Your copy of the material below should match it exactly, except that it holds no pictures.

• _Supplied data_

-.-.-

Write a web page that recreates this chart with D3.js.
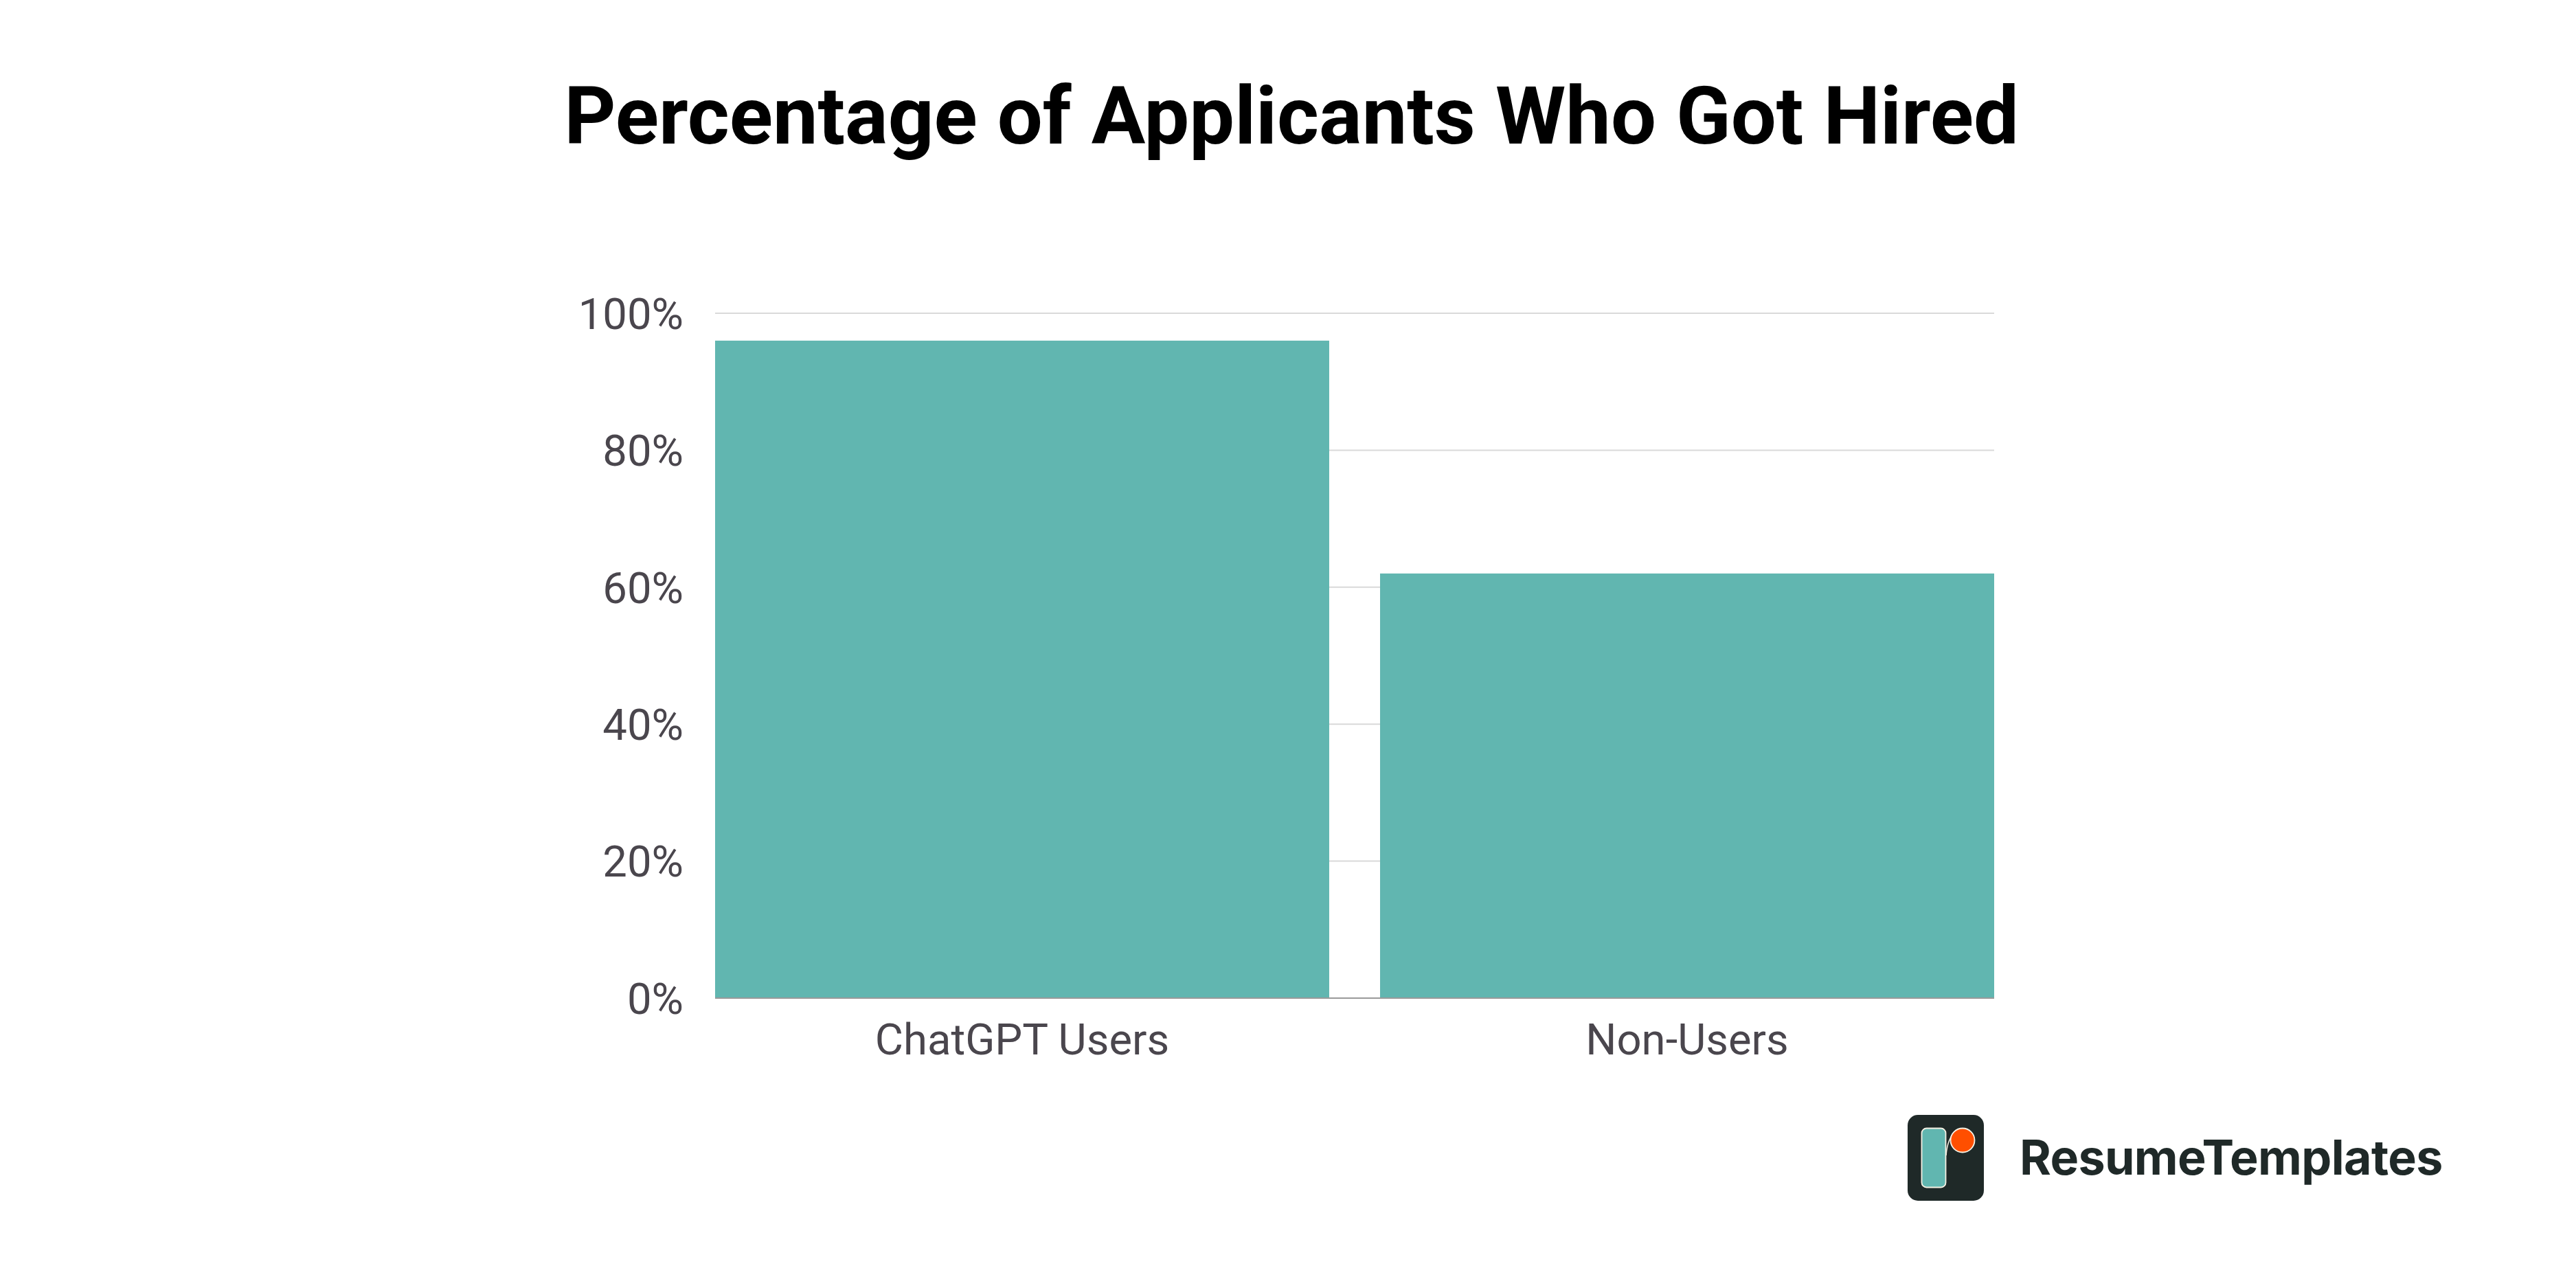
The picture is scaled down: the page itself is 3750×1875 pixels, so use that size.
<!DOCTYPE html>
<meta charset="utf-8">

<style>
  html, body {
    margin: 0;
    background: #fff;
  }
  svg {
    display: block;
  }
  .tick text {
    font-family: Roboto, sans-serif;
    font-size: 63.4px;
    fill: #4a464d;
  }
</style>
<body>
<div id="chart"></div>
<script src="https://d3js.org/d3.v7.min.js"></script>
<script>

  const categories = ["ChatGPT Users", "Non-Users"];
  const hiredPct = [96, 62];
  const yTicks = [0, 20, 40, 60, 80, 100];
  const titleText = "Percentage of Applicants Who Got Hired";
  const brandText = "ResumeTemplates";

  const width = 3750;
  const height = 1875;
  const margin = {top: 456, right: 847, bottom: 422, left: 1041};

  const svg = d3.select("#chart").append("svg")
    .attr("width", width)
    .attr("height", height);

  const x = d3.scaleBand()
    .domain(categories)
    .range([margin.left, width - margin.right])
    .paddingInner(0.0765);

  const y = d3.scaleLinear()
    .domain([0, 100])
    .range([height - margin.bottom, margin.top]);

  // title
  svg.append("text")
    .attr("x", 1880)
    .attr("y", 208.5)
    .attr("text-anchor", "middle")
    .style("font-family", "Roboto, sans-serif")
    .style("font-weight", 700)
    .style("font-size", "117px")
    .style("fill", "#000")
    .text(titleText);

  // y axis with gridlines, drawn under the bars
  const yAxis = svg.append("g")
    .attr("transform", `translate(${margin.left},0)`)
    .call(d3.axisLeft(y)
      .offset(0)
      .tickValues(yTicks)
      .tickFormat((d) => d + "%")
      .tickSize(-(width - margin.left - margin.right))
      .tickPadding(46));
  yAxis.select(".domain").remove();
  yAxis.selectAll(".tick line")
    .attr("stroke", "#d9d9d9")
    .attr("stroke-width", 2);
  yAxis.selectAll(".tick text").attr("dy", "0.36em");

  // bars
  svg.append("g")
    .selectAll("rect")
    .data(hiredPct)
    .join("rect")
    .attr("x", (d, i) => x(categories[i]))
    .attr("y", (d) => y(d))
    .attr("width", x.bandwidth())
    .attr("height", (d) => y(0) - y(d))
    .attr("fill", "#61b6b0");

  // x axis
  const xAxis = svg.append("g")
    .attr("transform", `translate(0,${y(0)})`)
    .call(d3.axisBottom(x).offset(0).tickSize(0).tickPadding(37));
  xAxis.select(".domain")
    .attr("stroke", "#9a9a9a")
    .attr("stroke-width", 2);

  // logo bottom right
  const logo = svg.append("g");
  logo.append("rect")
    .attr("x", 2777).attr("y", 1623)
    .attr("width", 111).attr("height", 125)
    .attr("rx", 15)
    .attr("fill", "#1f2928");
  logo.append("path")
    .attr("d", "M2833 1682 C2834 1668 2838 1654 2848 1645")
    .attr("fill", "none")
    .attr("stroke", "#f6f1e4")
    .attr("stroke-width", 1.5);
  logo.append("rect")
    .attr("x", 2797.5).attr("y", 1642.5)
    .attr("width", 35).attr("height", 86)
    .attr("rx", 7)
    .attr("fill", "#61b6b0")
    .attr("stroke", "#f6f1e4")
    .attr("stroke-width", 1.8);
  logo.append("circle")
    .attr("cx", 2857).attr("cy", 1660).attr("r", 17.5)
    .attr("fill", "#ff4f00")
    .attr("stroke", "#f6f1e4")
    .attr("stroke-width", 1.8);
  logo.append("text")
    .attr("x", 2940)
    .attr("y", 1710)
    .style("font-family", "Inter, sans-serif")
    .style("font-weight", 650)
    .style("font-size", "70px")
    .style("letter-spacing", "-0.7px")
    .style("fill", "#1f2928")
    .text(brandText);

</script>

-.-.-

• _Expected answer_
Write a web page that recreates this chart with D3.js.
The picture is scaled down: the page itself is 3750×1875 pixels, so use that size.
<!DOCTYPE html>
<meta charset="utf-8">

<style>
  html, body {
    margin: 0;
    background: #fff;
  }
  svg {
    display: block;
  }
  .tick text {
    font-family: Roboto, sans-serif;
    font-size: 63.4px;
    fill: #4a464d;
  }
</style>
<body>
<div id="chart"></div>
<script src="https://d3js.org/d3.v7.min.js"></script>
<script>

  const categories = ["ChatGPT Users", "Non-Users"];
  const hiredPct = [96, 62];
  const yTicks = [0, 20, 40, 60, 80, 100];
  const titleText = "Percentage of Applicants Who Got Hired";
  const brandText = "ResumeTemplates";

  const width = 3750;
  const height = 1875;
  const margin = {top: 456, right: 847, bottom: 422, left: 1041};

  const svg = d3.select("#chart").append("svg")
    .attr("width", width)
    .attr("height", height);

  const x = d3.scaleBand()
    .domain(categories)
    .range([margin.left, width - margin.right])
    .paddingInner(0.0765);

  const y = d3.scaleLinear()
    .domain([0, 100])
    .range([height - margin.bottom, margin.top]);

  // title
  svg.append("text")
    .attr("x", 1880)
    .attr("y", 208.5)
    .attr("text-anchor", "middle")
    .style("font-family", "Roboto, sans-serif")
    .style("font-weight", 700)
    .style("font-size", "117px")
    .style("fill", "#000")
    .text(titleText);

  // y axis with gridlines, drawn under the bars
  const yAxis = svg.append("g")
    .attr("transform", `translate(${margin.left},0)`)
    .call(d3.axisLeft(y)
      .offset(0)
      .tickValues(yTicks)
      .tickFormat((d) => d + "%")
      .tickSize(-(width - margin.left - margin.right))
      .tickPadding(46));
  yAxis.select(".domain").remove();
  yAxis.selectAll(".tick line")
    .attr("stroke", "#d9d9d9")
    .attr("stroke-width", 2);
  yAxis.selectAll(".tick text").attr("dy", "0.36em");

  // bars
  svg.append("g")
    .selectAll("rect")
    .data(hiredPct)
    .join("rect")
    .attr("x", (d, i) => x(categories[i]))
    .attr("y", (d) => y(d))
    .attr("width", x.bandwidth())
    .attr("height", (d) => y(0) - y(d))
    .attr("fill", "#61b6b0");

  // x axis
  const xAxis = svg.append("g")
    .attr("transform", `translate(0,${y(0)})`)
    .call(d3.axisBottom(x).offset(0).tickSize(0).tickPadding(37));
  xAxis.select(".domain")
    .attr("stroke", "#9a9a9a")
    .attr("stroke-width", 2);

  // logo bottom right
  const logo = svg.append("g");
  logo.append("rect")
    .attr("x", 2777).attr("y", 1623)
    .attr("width", 111).attr("height", 125)
    .attr("rx", 15)
    .attr("fill", "#1f2928");
  logo.append("path")
    .attr("d", "M2833 1682 C2834 1668 2838 1654 2848 1645")
    .attr("fill", "none")
    .attr("stroke", "#f6f1e4")
    .attr("stroke-width", 1.5);
  logo.append("rect")
    .attr("x", 2797.5).attr("y", 1642.5)
    .attr("width", 35).attr("height", 86)
    .attr("rx", 7)
    .attr("fill", "#61b6b0")
    .attr("stroke", "#f6f1e4")
    .attr("stroke-width", 1.8);
  logo.append("circle")
    .attr("cx", 2857).attr("cy", 1660).attr("r", 17.5)
    .attr("fill", "#ff4f00")
    .attr("stroke", "#f6f1e4")
    .attr("stroke-width", 1.8);
  logo.append("text")
    .attr("x", 2940)
    .attr("y", 1710)
    .style("font-family", "Inter, sans-serif")
    .style("font-weight", 650)
    .style("font-size", "70px")
    .style("letter-spacing", "-0.7px")
    .style("fill", "#1f2928")
    .text(brandText);

</script>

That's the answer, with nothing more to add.